NLTK (Natural Language Toolkit) is a Python library that allows developers and researchers to extract information and annotations from text, and run classification algorithms such as the Naive Bayes or Maximum Entropy, as well as many other interesting Natural Language tools and processing techniques.
The Maximum Entropy algorithm from NLTK comes in different flavours, this post will introduce the different Max Ent classification algorithm flavours supported by the NLTK library, as well as provide a compiled MEGAM binary on a Linux (Ubuntu) 64-bit machine, which is a requirement for running Max Ent NLTK classification on the megam algorithm.
NLTK Max Ent
I found that the Maximum Entropy text classification in terms of sentiment tends to produce much better accuracy than the Naive Bayes approach, although it is really difficult to generalize that statement to all classification types, as the choice of algorithm could be highly dependant on what exactly are you trying to classify, the number of classifications you have, and how exactly are you extracting features from a given text for classification. I highly recommend trialling as much as possible when it comes to natural language classification.
With NLTK, you get the following implementation of the Maximum Entropy (or Logistic Regression) out of the box through the class MaxentClassifier (without installing any additional libraries):
- GIS: Generalized Iterative Scaling
- IIS: Improved Iterative Scaling, which for all intend and purposes, the same as above but offers a more consistent classifiier to the labelled training data.
NLTK Max Ent with SciPy
If you include the SciPy library, which is a scientific Python library that helps in bringing complex mathematical modelling into python, you get the following additional Max Ent algorithms:
- CG: Conjugate Gradient
- BFGS: Broyden-Fletcher-Goldfarb-Shanno algorithm
- Powell: Powell algorithm
- LBFGSB: Same as BFGS but with limited memory variant.
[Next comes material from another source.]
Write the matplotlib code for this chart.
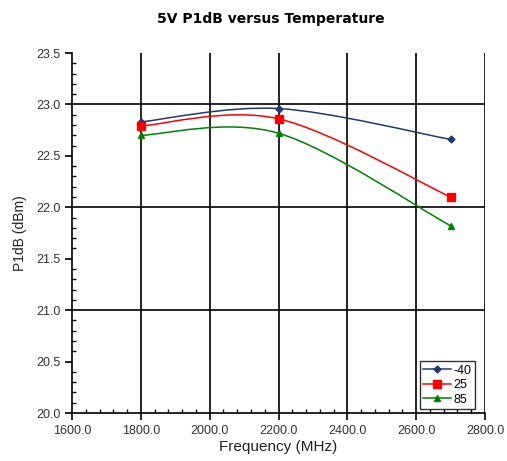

- Nelder-Mead: The Nelder-Mead algorithm
CG is the default algorithm used by NLTK if no algorithm is provided (and SciPy is installed).
I personally had a few issues with running the CG algorithm on both Windows 64 and Linux 64, the training on both machines ends up taking days and eating up more than 30 GB of memory with no result and no error message, but thats a post for another day.
NLTK Max Ent with MEGAM
MEGAM is an OCaml based Maximum Entropy project that originated from Utah university, a very cool external library to NLTK that can be plugged into NLTK and used to analyse your training corpus and build the classification algorithm out, MEGAM tends to perform much better than the SciPy’s algorithms in terms of speed and resource consumption.
- MEGAM: MEGA Model Optimization Package
Before using MEGAM with NLTK, you need to download the MEGAM library and compile it on your machine, for that you’ll need OCaml installed, or you could download the binaries from the MEGAM site which can be run directly. I have also provided the compiled binaries of MEGAM (5th (b) release) for Linux 64 bit installation, since the site only offers the 32-bit executables. The zipped folder will contain both MEGAM and MEGAM.OPT which is the optimized version of MEGAM.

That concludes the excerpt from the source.